Exercise brief
Take the material below and extract the lines from the one with "Write a Python" through the one with "65, 67, 68]", word for word, without pictures.

(Source records)
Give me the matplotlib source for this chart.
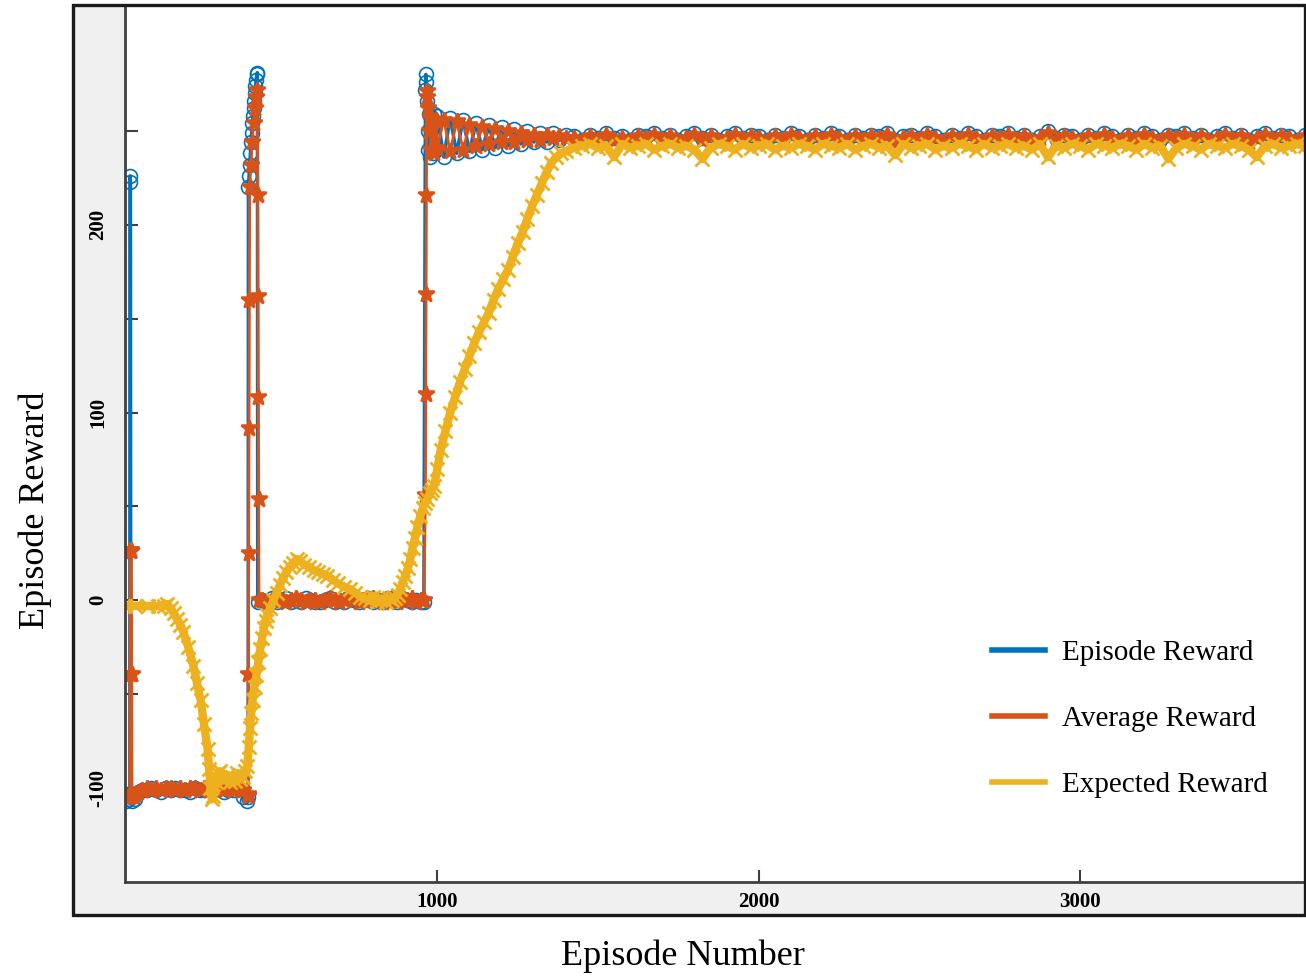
import numpy as np
import matplotlib.pyplot as plt
from matplotlib.patches import Rectangle
from matplotlib.lines import Line2D
from matplotlib.ticker import FixedLocator, FuncFormatter

# ---- data (episode numbers and rewards) ----
low_ep = list(range(95, 406, 15))      # plateau near -100
zero_ep = list(range(455, 951, 15))    # plateau near 0
mid_ep = list(range(1000, 1401, 20))   # settling after the last jump
late_ep = list(range(1425, 3701, 25))  # converged part

# episode reward (blue)
ep_blue = ([28, 32, 36, 40, 43, 44, 45, 46, 50, 55, 60, 70, 80] + low_ep + [409, 411]
           + list(range(412, 441, 2)) + [441] + zero_ep
           + [958, 963, 964, 966, 968, 970, 972, 975, 978, 982, 986, 990, 995] + mid_ep + late_ep)
val_blue = ([-104, -107, -103, -106, -104, 226, 223, -105, -107, -103, -106, -102, -101]
            + [-101, -100, -101, -102, -100, -101, -100, -101, -101, -102, -100, -101, -101, -100,
               -101, -100, -102, -101, -101, -100, -105]
            + [-107, -105]
            + [220, 226, 232, 238, 244, 249, 254, 258, 262, 266, 270, 274, 277, 280, 281]
            + [-1]
            + [0, -1, 1, -1, 0, 1, -1, 0, -1, 1, 0, -1, -1, 0, 1, -1, 0, -1, 1, 0, -1, 0, 1, -1,
               0, -1, 1, 0, -1, 1, 0, -1, 0, -1]
            + [-1, 272, 280, 276, 266, 250, 240, 259, 236, 257, 238, 259, 240]
            + [258, 236, 257, 238, 256, 239, 254, 240, 253, 241, 252, 242, 251, 243, 250, 244,
               249, 244, 249, 245, 248]
            + [247, 245, 248, 246, 249, 246, 247, 245, 248, 247, 249, 246, 248, 245, 247, 249,
               246, 248, 245, 247, 249, 246, 248, 247, 245, 248, 246, 249, 247, 245, 248, 246,
               249, 247, 245, 248, 246, 248, 247, 249, 245, 247, 248, 246, 249, 247, 245, 248,
               246, 249, 247, 245, 248, 247, 249, 246, 248, 245, 247, 250, 246, 248, 247, 245,
               248, 246, 249, 247, 245, 248, 246, 249, 247, 245, 248, 247, 249, 246, 248, 245,
               247, 249, 246, 248, 245, 247, 249, 246, 248, 247, 245, 248])

# average reward (orange)
ep_avg = ([28, 36, 43, 44, 45, 47, 48, 49, 50, 55, 60, 70, 80] + low_ep + [410, 411]
          + [412, 413, 414, 415, 416, 420, 424, 428, 432, 436, 440]
          + [441, 442, 443, 444, 445] + zero_ep
          + [958, 963, 964, 965, 966, 967, 968, 970, 973, 976, 980, 985, 990, 995] + mid_ep + late_ep)
val_avg = ([-104, -105, -104, -39, 27, 26, 27, -39, -104, -104, -103, -102, -101]
           + [-100, -101, -100, -101, -100, -100, -101, -100, -101, -100, -100, -101, -100, -101,
              -100, -100, -101, -100, -101, -100, -101]
           + [-103, -104]
           + [-39, 25, 92, 160, 220, 232, 244, 254, 262, 268, 272]
           + [216, 162, 108, 54, 0]
           + [0, -1, 0, 1, 0, -1, 0, 1, 0, -1, 0, 0, -1, 0, 1, 0, -1, 0, 1, 0, -1, 0, 0, 1,
              0, -1, 0, 1, -1, 0, 0, 1, -1, 0]
           + [0, 56, 110, 163, 216, 268, 271, 262, 250, 257, 240, 255, 238, 256]
           + [241, 256, 239, 255, 240, 253, 242, 252, 243, 251, 244, 250, 244, 249, 245, 248,
              245, 248, 246, 247, 246]
           + [246, 244, 247, 245, 248, 245, 246, 244, 247, 246, 248, 245, 247, 244, 246, 248,
              245, 247, 244, 246, 248, 245, 247, 246, 244, 247, 245, 248, 246, 244, 247, 245,
              248, 246, 244, 247, 245, 247, 246, 248, 244, 246, 247, 245, 248, 246, 244, 247,
              245, 248, 246, 244, 247, 246, 248, 245, 247, 244, 246, 249, 245, 247, 246, 244,
              247, 245, 248, 246, 244, 247, 245, 248, 246, 244, 247, 246, 248, 245, 247, 244,
              246, 248, 245, 247, 244, 246, 248, 245, 247, 246, 244, 247])

# expected reward (yellow)
ep_exp = ([28, 60, 100, 130, 150, 160, 170, 180, 190, 200, 210, 225, 241, 252, 263, 274, 285, 290,
           294, 298, 303, 310, 318, 325, 332, 340, 347, 355, 362, 370, 378, 387, 395, 402, 409,
           413, 417, 421, 425, 431, 437, 443, 449, 455, 460, 466, 471, 480, 490, 500, 510, 520,
           530, 541, 552, 563, 574, 585, 600, 615, 630, 645, 658, 675, 690, 710, 729, 745, 760,
           775, 790, 800, 813, 826, 840, 850, 860, 868, 876, 885, 893, 900, 908, 916, 923, 930,
           938, 947, 955, 962, 969, 976, 983, 990, 1000, 1010, 1025, 1040, 1055, 1070, 1085,
           1100, 1115, 1130, 1145, 1160, 1175, 1190, 1205, 1220, 1235, 1250, 1265, 1280, 1295,
           1310, 1325, 1340, 1355, 1370, 1385, 1400] + late_ep)
val_exp = ([-3, -3, -3, -3, -3, -2, -4, -7, -10, -13, -17, -25, -35, -44, -53, -66, -79, -90,
            -100, -106, -104, -97, -92, -91, -96, -95, -93, -97, -94, -96, -92, -95, -94, -91, -88,
            -78, -68, -60, -53, -46, -40, -33, -26, -20, -15, -11, -8, -4, 0, 4, 8, 12,
            15, 18, 20, 22, 21, 19, 18, 16, 15, 14, 13, 11, 9, 7, 6, 4, 2,
            1, 0, 2, -1, 1, -1, 1, 0, 1, 3, 6, 10, 13, 17, 22, 28, 33,
            39, 45, 49, 52, 54, 57, 59, 61, 70, 80, 90, 100, 108, 116, 123,
            130, 137, 143, 148, 153, 160, 166, 171, 176, 183, 190, 196, 203, 210,
            216, 222, 228, 233, 236, 238, 239]
           + [241, 242, 243, 241, 242, 236, 243, 241, 242, 243, 240, 242, 243, 241, 242, 240,
              235, 241, 243, 242, 240, 243, 241, 242, 243, 240, 242, 241, 243, 242, 240, 243,
              242, 241, 243, 240, 242, 243, 241, 242, 237, 243, 241, 242, 243, 240, 242, 241,
              243, 242, 240, 243, 241, 242, 243, 241, 242, 240, 243, 236, 242, 241, 243, 242,
              240, 243, 242, 241, 243, 242, 240, 243, 241, 242, 235, 241, 243, 242, 240, 243,
              242, 241, 243, 242, 240, 236, 242, 243, 241, 242, 243, 242])

blue = '#0072BD'
orange = '#D95319'
yellow = '#EDB120'
serif = ['Liberation Serif', 'DejaVu Serif']

fig = plt.figure(figsize=(13.06, 9.76), dpi=100)
fig.patch.set_facecolor('white')
fig.add_artist(Rectangle((73 / 1306, 61 / 976), 1232 / 1306, 910 / 976, transform=fig.transFigure,
                         facecolor='#f0f0f0', edgecolor='none', zorder=-5))
ax = fig.add_axes([125 / 1306, 94 / 976, 1180 / 1306, 877 / 976])
ax.set_facecolor('white')

ax.plot(ep_blue, val_blue, color=blue, lw=2.5, marker='o', ms=10, mfc='none', mec=blue, mew=1.2)
ax.plot(ep_avg, val_avg, color=orange, lw=2, marker='*', ms=12, mec=orange, mew=1.8)
ax.plot(ep_exp, val_exp, color=yellow, lw=6, marker='x', ms=10, mec=yellow, mew=2)

ax.set_xlim(28, 3700)
ax.set_ylim(-150, 317)

for s in ['top', 'right']:
    ax.spines[s].set_visible(False)
for s in ['left', 'bottom']:
    ax.spines[s].set_color('#404040')
    ax.spines[s].set_linewidth(2)

ax.xaxis.set_major_locator(FixedLocator([1000, 2000, 3000]))
ax.yaxis.set_major_locator(FixedLocator([-100, -50, 0, 50, 100, 150, 200, 250]))
ax.yaxis.set_major_formatter(FuncFormatter(lambda v, p: f'{int(v)}' if v in (-100, 0, 100, 200) else ''))
ax.tick_params(axis='both', direction='in', length=9, width=1.5, color='#404040')
ax.tick_params(axis='x', pad=7)
ax.tick_params(axis='y', pad=12)
for lab in ax.get_xticklabels():
    lab.set_fontfamily(serif)
    lab.set_fontweight('bold')
    lab.set_fontsize(15)
for lab in ax.get_yticklabels():
    lab.set_fontfamily(serif)
    lab.set_fontweight('bold')
    lab.set_fontsize(15)
    lab.set_rotation(90)
    lab.set_va('center')

ax.set_xlabel('Episode Number', fontfamily=serif, fontsize=26, va='center')
ax.xaxis.set_label_coords(0.473, -0.085)
ax.set_ylabel('Episode Reward', fontfamily=serif, fontsize=26, va='center')
ax.yaxis.set_label_coords(-0.076, 0.424)

handles = [Line2D([0], [0], color=blue, lw=4),
           Line2D([0], [0], color=orange, lw=4),
           Line2D([0], [0], color=yellow, lw=4)]
ax.legend(handles, ['Episode Reward', 'Average Reward', 'Expected Reward'],
          loc='upper left', bbox_to_anchor=(0.735, 0.276), frameon=False,
          prop={'family': serif, 'size': 21}, handlelength=1.8, handletextpad=0.6,
          labelspacing=1.35, borderaxespad=0, borderpad=0)

fig.add_artist(Rectangle((73 / 1306, 61 / 976), 1232 / 1306, 910 / 976, transform=fig.transFigure,
                         facecolor='none', edgecolor='#1a1a1a', lw=2.4, zorder=10))

fig.savefig('out.png', dpi=100)
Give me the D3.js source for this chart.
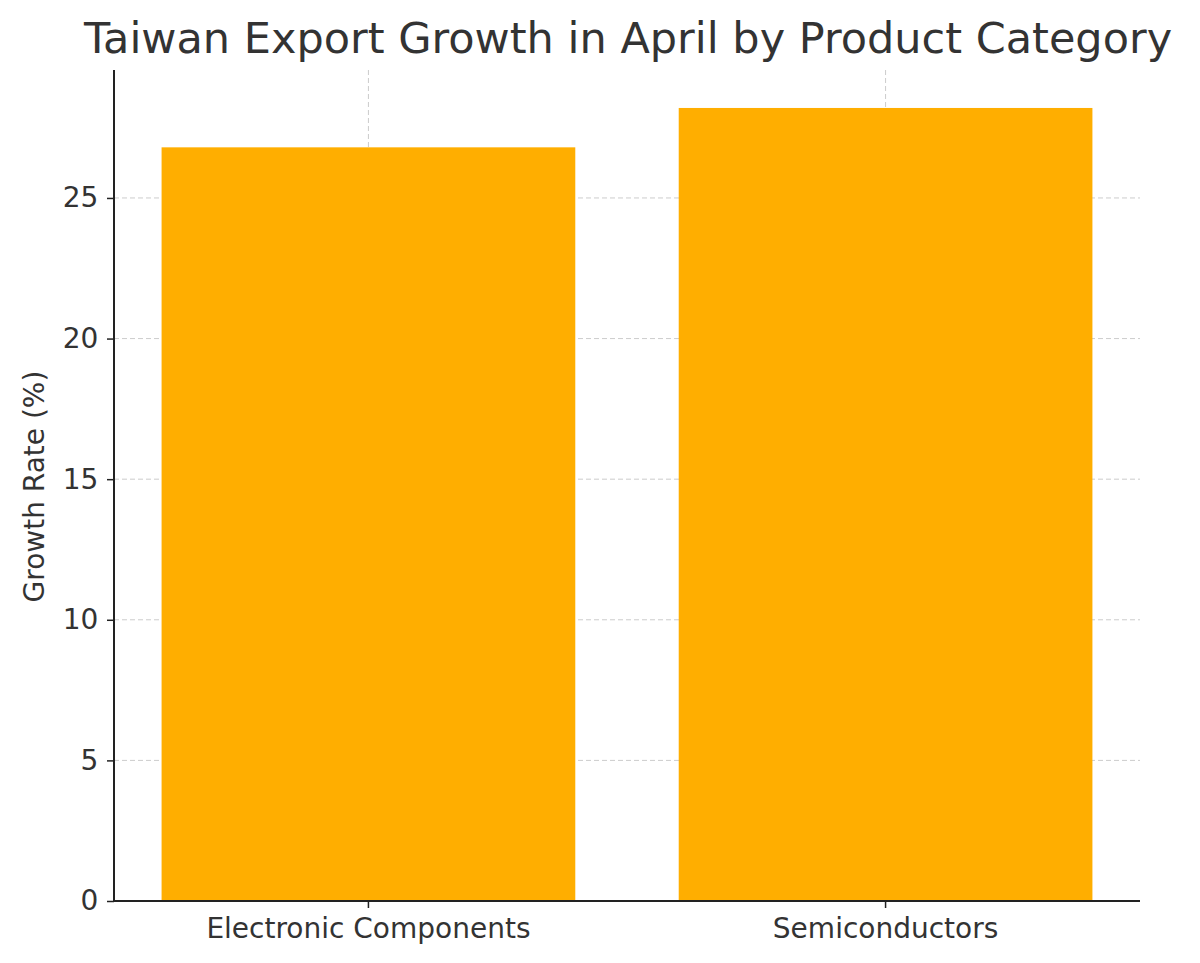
<!DOCTYPE html>
<html lang="en">
<head>
<meta charset="UTF-8">
<script src="https://d3js.org/d3.v7.min.js"></script>
<style>
  body { margin: 0; background: #fff; }
  text { font-family: "DejaVu Sans", sans-serif; fill: #333; }
</style>
</head>
<body>
<svg id="chart" width="1200" height="963"></svg>
<script>
  // data
  var categories = ["Electronic Components", "Semiconductors"];
  var growth = [26.8, 28.2];
  var yTicks = [0, 5, 10, 15, 20, 25];

  var svg = d3.select("#chart");
  var mLeft = 114, mRight = 1140, mTop = 70, mBottom = 901;

  var x = d3.scaleBand()
    .domain(categories)
    .range([mLeft, mRight])
    .paddingInner(0.2)
    .paddingOuter(0.092);

  var y = d3.scaleLinear()
    .domain([0, 29.55])
    .range([mBottom, mTop]);

  // grid
  var grid = svg.append("g").attr("stroke", "#ccc").attr("stroke-dasharray", "5,3").attr("stroke-width", 1);
  yTicks.forEach(function (t) {
    grid.append("line").attr("x1", mLeft).attr("x2", mRight).attr("y1", y(t)).attr("y2", y(t));
  });
  categories.forEach(function (c) {
    var cx = x(c) + x.bandwidth() / 2;
    grid.append("line").attr("x1", cx).attr("x2", cx).attr("y1", mTop).attr("y2", mBottom);
  });

  // bars
  svg.selectAll("rect.bar")
    .data(categories)
    .enter()
    .append("rect")
    .attr("class", "bar")
    .attr("x", function (d) { return x(d); })
    .attr("width", x.bandwidth())
    .attr("y", function (d, i) { return y(growth[i]); })
    .attr("height", function (d, i) { return mBottom - y(growth[i]); })
    .attr("fill", "#ffae00");

  // axes
  var xAxis = svg.append("g")
    .attr("transform", "translate(0," + mBottom + ")")
    .call(d3.axisBottom(x).tickSize(7).tickSizeOuter(0));
  var yAxis = svg.append("g")
    .attr("transform", "translate(" + mLeft + ",0)")
    .call(d3.axisLeft(y).tickValues(yTicks).tickSize(7).tickSizeOuter(0));

  [xAxis, yAxis].forEach(function (a) {
    a.select(".domain").attr("stroke", "#222").attr("stroke-width", 2);
    a.selectAll(".tick line").attr("stroke", "#222").attr("stroke-width", 1.5);
    a.selectAll("text").style("font-size", "28px").style("font-family", "DejaVu Sans, sans-serif").attr("fill", "#333");
  });
  xAxis.selectAll("text").attr("dy", "0.95em");
  yAxis.selectAll("text").attr("dx", "-0.2em");
  xAxis.select(".domain").attr("d", "M" + mLeft + ",0H" + mRight);
  yAxis.select(".domain").attr("d", "M0," + mBottom + "V" + mTop);

  svg.append("text")
    .attr("transform", "translate(44," + ((mTop + mBottom) / 2 + 1) + ") rotate(-90)")
    .attr("text-anchor", "middle")
    .style("font-size", "28px")
    .text("Growth Rate (%)");

  svg.append("text")
    .attr("x", 628)
    .attr("y", 53)
    .attr("text-anchor", "middle")
    .style("font-size", "43px")
    .text("Taiwan Export Growth in April by Product Category");
</script>
</body>
</html>
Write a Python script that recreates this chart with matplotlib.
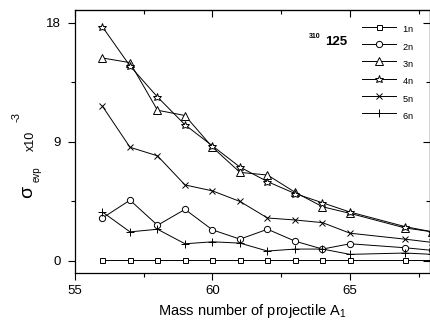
import matplotlib
matplotlib.use("Agg")
import matplotlib.pyplot as plt
from matplotlib.ticker import MultipleLocator

plt.rcParams['font.family'] = ['Liberation Sans', 'DejaVu Sans']
plt.rcParams['mathtext.default'] = 'regular'

# Mass number of projectile
mass = [56, 57, 58, 59, 60, 61, 62, 63, 64, 65, 67, 68]

# evaporation cross sections (x10^-3)
sig_1n = [0.05, 0.05, 0.05, 0.05, 0.05, 0.05, 0.05, 0.05, 0.05, 0.05, 0.05, 0.05]
sig_2n = [3.25, 4.6, 2.7, 3.9, 2.35, 1.65, 2.4, 1.5, 0.9, 1.3, 1.0, 0.8]
sig_3n = [15.35, 15.0, 11.4, 11.0, 8.6, 6.7, 6.5, 5.2, 4.1, 3.6, 2.5, 2.2]
sig_4n = [17.7, 14.75, 12.4, 10.3, 8.7, 7.1, 6.0, 5.1, 4.4, 3.7, 2.6, 2.2]
sig_5n = [11.7, 8.6, 7.95, 5.75, 5.3, 4.5, 3.25, 3.1, 2.9, 2.1, 1.65, 1.4]
sig_6n = [3.7, 2.2, 2.4, 1.3, 1.45, 1.35, 0.75, 0.9, 0.9, 0.5, 0.6, 0.5]

series = [
    (sig_1n, 's', 3.6, '1n'),
    (sig_2n, 'o', 4.5, '2n'),
    (sig_3n, '^', 5.2, '3n'),
    (sig_4n, '*', 6.2, '4n'),
    (sig_5n, 'x', 5.0, '5n'),
    (sig_6n, '+', 5.5, '6n'),
]

fig = plt.figure(figsize=(4.3, 3.25), dpi=100)
ax = fig.add_axes([75 / 430, 52 / 325, 355 / 430, 263 / 325])

for vals, mk, ms, lab in series:
    # labels drawn as subscripts like the original legend
    ax.plot(mass, vals, color='black', lw=0.7, marker=mk, ms=ms,
            mfc='white', mec='black', mew=0.7, label='$_{%s}$' % lab)

ax.set_xlim(55, 67.91)
ax.set_ylim(-0.91, 18.98)

ax.xaxis.set_major_locator(MultipleLocator(5))
ax.xaxis.set_minor_locator(MultipleLocator(2.5))
ax.yaxis.set_major_locator(MultipleLocator(9))
ax.yaxis.set_minor_locator(MultipleLocator(4.5))

ax.tick_params(axis='both', which='both', labelsize=9.5, width=0.8,
               direction='out')
ax.tick_params(axis='both', which='major', length=5)
ax.tick_params(axis='both', which='minor', length=3)
ax.tick_params(axis='x', which='both', pad=4)
ax.tick_params(axis='y', which='both', pad=5)
for s in ax.spines.values():
    s.set_linewidth(0.9)

# inward ticks on top and right
top = ax.secondary_xaxis('top')
top.xaxis.set_major_locator(MultipleLocator(5))
top.xaxis.set_minor_locator(MultipleLocator(2.5))
top.tick_params(which='both', direction='in', labeltop=False, width=0.8)
top.tick_params(which='major', length=5)
top.tick_params(which='minor', length=3)
right = ax.secondary_yaxis('right')
right.yaxis.set_major_locator(MultipleLocator(9))
right.yaxis.set_minor_locator(MultipleLocator(4.5))
right.tick_params(which='both', direction='in', labelright=False, width=0.8)
right.tick_params(which='major', length=5)
right.tick_params(which='minor', length=3)

ax.set_xlabel('Mass number of projectile A$_1$', fontsize=10.5, labelpad=3)

# y label built from pieces
fig.text(28 / 430, 1 - 192 / 325, 'σ', fontsize=14, rotation=90,
         ha='center', va='center')
fig.text(37 / 430, 1 - 174 / 325, 'evp', fontsize=7, rotation=90,
         ha='center', va='center')
fig.text(31 / 430, 1 - 141 / 325, 'x10', fontsize=9, rotation=90,
         ha='center', va='center')
fig.text(16 / 430, 1 - 117 / 325, '-3', fontsize=8, rotation=90,
         ha='center', va='center')

# nucleus label
fig.text(315 / 430, 1 - 36 / 325, '310', fontsize=5, weight='bold',
         ha='center', va='center')
fig.text(336.5 / 430, 1 - 42 / 325, '125', fontsize=9.5, weight='bold',
         ha='center', va='center')

leg = ax.legend(loc='upper left', bbox_to_anchor=(362 / 430, 1 - 22 / 325),
                bbox_transform=fig.transFigure, frameon=False, fontsize=9.5,
                handlelength=2.6, handletextpad=0.45, labelspacing=0.3,
                borderpad=0, borderaxespad=0, markerscale=1.0)

fig.savefig('out.png', dpi=100)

Answer in full
Write a Python script that recreates this chart with matplotlib.
import matplotlib
matplotlib.use("Agg")
import matplotlib.pyplot as plt
from matplotlib.ticker import MultipleLocator

plt.rcParams['font.family'] = ['Liberation Sans', 'DejaVu Sans']
plt.rcParams['mathtext.default'] = 'regular'

# Mass number of projectile
mass = [56, 57, 58, 59, 60, 61, 62, 63, 64, 65, 67, 68]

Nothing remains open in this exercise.